Cette sorte de bleu...
Comme beaucoup d’autres avant moi, j’ai longtemps cru que le bleu avait toujours existé. C’était une couleur simple et rassurante, douce et froide comme un baiser sur le front. Le bleu enveloppait le monde de haut en bas, de nuit comme de jour, se contentait de foncer le soir avant de s’éteindre. L’on parlait alors de bleu nuit, de cette sorte de bleu profond et troué d’étoiles que porte l’infini, mais c’était toujours du bleu, un élément dans lequel nous baignions, un liquide primordial, immortel comme notre envie de connaitre et de durer.
Un jour j’ai découvert que le bleu n’était pas une couleur mais une transparence, un reflet. J’ai réalisé que ni la mer, ni les lacs, ni le ciel ne contenaient la précieuse teinte. Elle n’avait jamais existé que dans notre regard, dans les critiques aussi. Pour certains le bleu est décevant, il passe au soleil, vire au gris quand ce n’est pas au blanc, c’est une nuance désuète que l’on réserve aux vierges, aux enfants, aux naïfs, une peur, une douleur que l’on porte sous la peau, une sauce un peu grasse qui dessert la truite et n’améliore aucune bonne viande.
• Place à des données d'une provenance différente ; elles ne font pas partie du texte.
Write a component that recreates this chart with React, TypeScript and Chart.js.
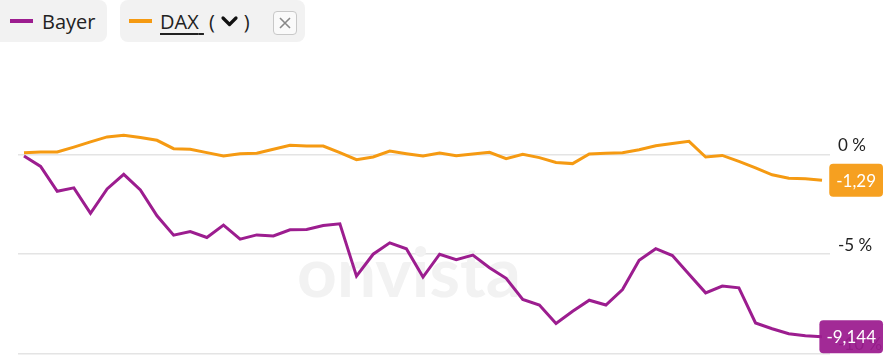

Il y a toujours eu des choses à dire sur le bleu, c’est un pigment de mots et d’humeur, un état d’âme qui s’empare des heures du soir et des lendemains de naissance quand le nouveau né pleure et que la jeune mère réalise non sans raison, que plus rien ne sera comme avant.
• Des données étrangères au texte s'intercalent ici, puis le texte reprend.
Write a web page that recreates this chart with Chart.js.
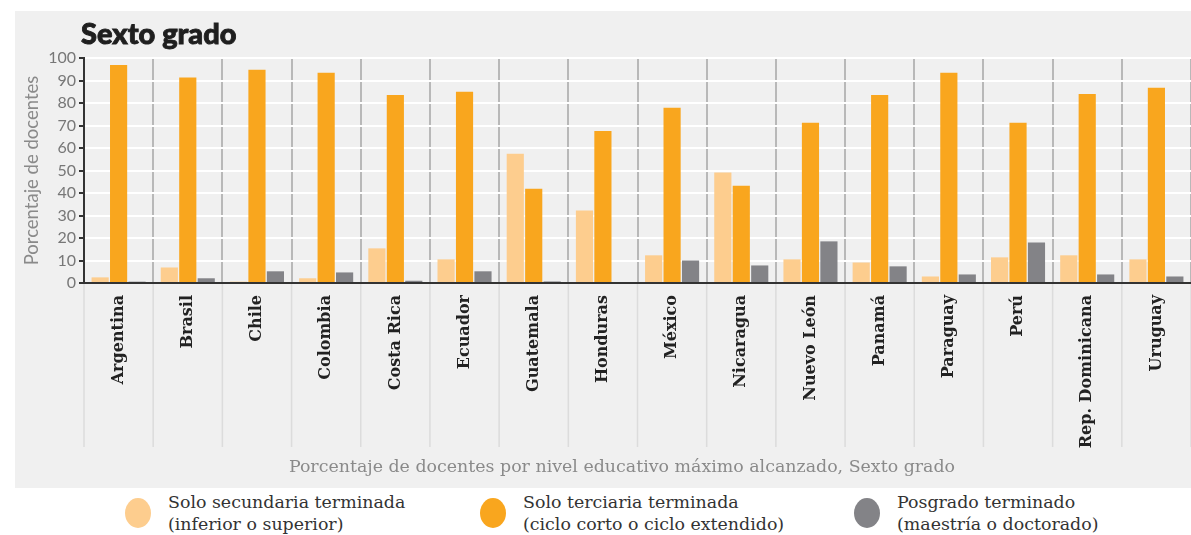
<!DOCTYPE html>
<html>
<head>
<meta charset="utf-8">
<script src="https://cdn.jsdelivr.net/npm/chart.js@4"></script>
<style>
  body { margin: 0; background: #fff; width: 1191px; height: 535px; position: relative; overflow: hidden; }
  #panel { position: absolute; left: 15px; top: 11px; width: 1176px; height: 477px; background: #f0f0f0; }
  #title { position: absolute; left: 66px; top: 4px; font: 900 29px Lato, sans-serif; color: #1f1f1f; -webkit-text-stroke: 0.9px #1f1f1f; }
  #xtitle { position: absolute; left: 0; width: 1244px; top: 455px; text-align: center; font: 17.4px "DejaVu Serif", serif; color: #8a8a8a; line-height: 22px; }
  .leg { position: absolute; top: 491px; display: flex; align-items: center; font: 17.4px "DejaVu Serif", serif; color: #333; line-height: 22px; }
  .leg span.dot { width: 26px; height: 30px; border-radius: 50%; margin-right: 17px; }
</style>
</head>
<body>
<div id="panel">
  <canvas id="chart" width="1176" height="477"></canvas>
  <div id="title">Sexto grado</div>
</div>
<div id="xtitle">Porcentaje de docentes por nivel educativo máximo alcanzado, Sexto grado</div>
<div class="leg" style="left:125px"><span class="dot" style="background:#fdcd8e"></span><div>Solo secundaria terminada<br>(inferior o superior)</div></div>
<div class="leg" style="left:480px"><span class="dot" style="background:#f9a61e"></span><div>Solo terciaria terminada<br>(ciclo corto o ciclo extendido)</div></div>
<div class="leg" style="left:854px"><span class="dot" style="background:#838387"></span><div>Posgrado terminado<br>(maestría o doctorado)</div></div>
<script>
  const countries = ['Argentina', 'Brasil', 'Chile', 'Colombia', 'Costa Rica', 'Ecuador', 'Guatemala', 'Honduras',
    'México', 'Nicaragua', 'Nuevo León', 'Panamá', 'Paraguay', 'Perú', 'Rep. Dominicana', 'Uruguay'];
  const secundaria = [2.5, 6.9, 0.6, 2.1, 15.4, 10.5, 57.4, 32.2, 12.3, 49.1, 10.5, 9.1, 2.9, 11.4, 12.3, 10.5];
  const terciaria = [96.9, 91.3, 94.8, 93.5, 83.6, 85.0, 41.9, 67.6, 77.9, 43.2, 71.2, 83.6, 93.5, 71.2, 84.0, 86.8];
  const posgrado = [0.6, 2.1, 5.2, 4.7, 1.0, 5.2, 0.7, 0, 10.0, 7.8, 18.5, 7.4, 3.8, 18.0, 3.8, 2.9];

  // lighter separators that continue below the axis through the labels
  const separators = {
    id: 'separators',
    afterDraw(chart) {
      const x = chart.scales.x, ctx = chart.ctx;
      const step = x.getPixelForValue(1) - x.getPixelForValue(0);
      ctx.save();
      ctx.strokeStyle = '#dcdcdc';
      ctx.lineWidth = 1.5;
      for (let i = 0; i <= countries.length; i++) {
        const px = x.getPixelForValue(i) - step / 2;
        ctx.beginPath();
        ctx.moveTo(px, chart.chartArea.bottom + 1);
        ctx.lineTo(px, chart.chartArea.bottom + 164);
        ctx.stroke();
      }
      ctx.restore();
    }
  };

  const ctx = document.getElementById('chart').getContext('2d');
  new Chart(ctx, {
    type: 'bar',
    data: {
      labels: countries,
      datasets: [
        { label: 'Solo secundaria terminada', data: secundaria, backgroundColor: '#fdcd8e' },
        { label: 'Solo terciaria terminada', data: terciaria, backgroundColor: '#f9a61e' },
        { label: 'Posgrado terminado', data: posgrado, backgroundColor: '#838387' }
      ]
    },
    options: {
      responsive: false,
      animation: false,
      devicePixelRatio: 1,
      categoryPercentage: 0.8,
      barPercentage: 0.93,
      layout: { padding: { top: 47, right: 0, bottom: 10, left: 0 } },
      plugins: {
        legend: { display: false },
        tooltip: { enabled: false }
      },
      scales: {
        x: {
          afterFit(s) { s.height = 195; },
          grid: { offset: true, color: '#b8b8b8', lineWidth: 2, drawTicks: false },
          border: { color: '#333', width: 2 },
          ticks: {
            minRotation: 90, maxRotation: 90, padding: 12, autoSkip: false,
            color: '#222', font: { family: 'DejaVu Serif', weight: 'bold', size: 16 }
          }
        },
        y: {
          min: 0, max: 100,
          afterFit(s) { s.width = 69; },
          grid: { color: '#ffffff', lineWidth: 2, tickColor: '#333', tickLength: 5 },
          border: { color: '#333', width: 2 },
          ticks: { stepSize: 10, padding: 3, color: '#777', font: { family: 'Lato', size: 16 } },
          title: {
            display: true, text: 'Porcentaje de docentes',
            color: '#8a8a8a', font: { family: 'Lato', size: 18.5 },
            padding: { top: 6, bottom: 0 }
          }
        }
      }
    },
    plugins: [separators]
  });
</script>
</body>
</html>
Outremer, bleu cæruleum –celui que je préfère – de Prusse ou de Cobalt sans oublier le bel indigo d’Essaouira. Le bleu c’est aussi le pavot de l’Himalaya, le martin pêcheur, une mésange, la bouillie bordelaise, le bleu de chauffe, le bleuet et ce papillon que je photographie sur la fleur de sédum en septembre. C’est un cèdre, une ligne qui sculpte les Vosges dans notre histoire, un iris et toutes les qualités que l’on prête aux sages. C’est encore la crevette bleue du Gabon, un crocodile du Kenya, une étoile de mer, la tarentule versicolore, le persan bleu, une grenouille équatoriale particulièrement toxique et le gavial du Gange. Le bleu est rare et polymorphe, charmeur, consensuel, un peu enfantin. Mais ce bleu de mots n’est pas la source que je cherche et que j’imagine aussi souterraine qu’une veine de pierre. Une couleur à l’état pur comme le lapis lazuli des origines, l’éclat d’un saphir ou d’une aigue-marine. Alors je cherche encore car pour moi c’est l’encre des jours à venir, un livre à écrire sous la perfusion du sang bleu des limules.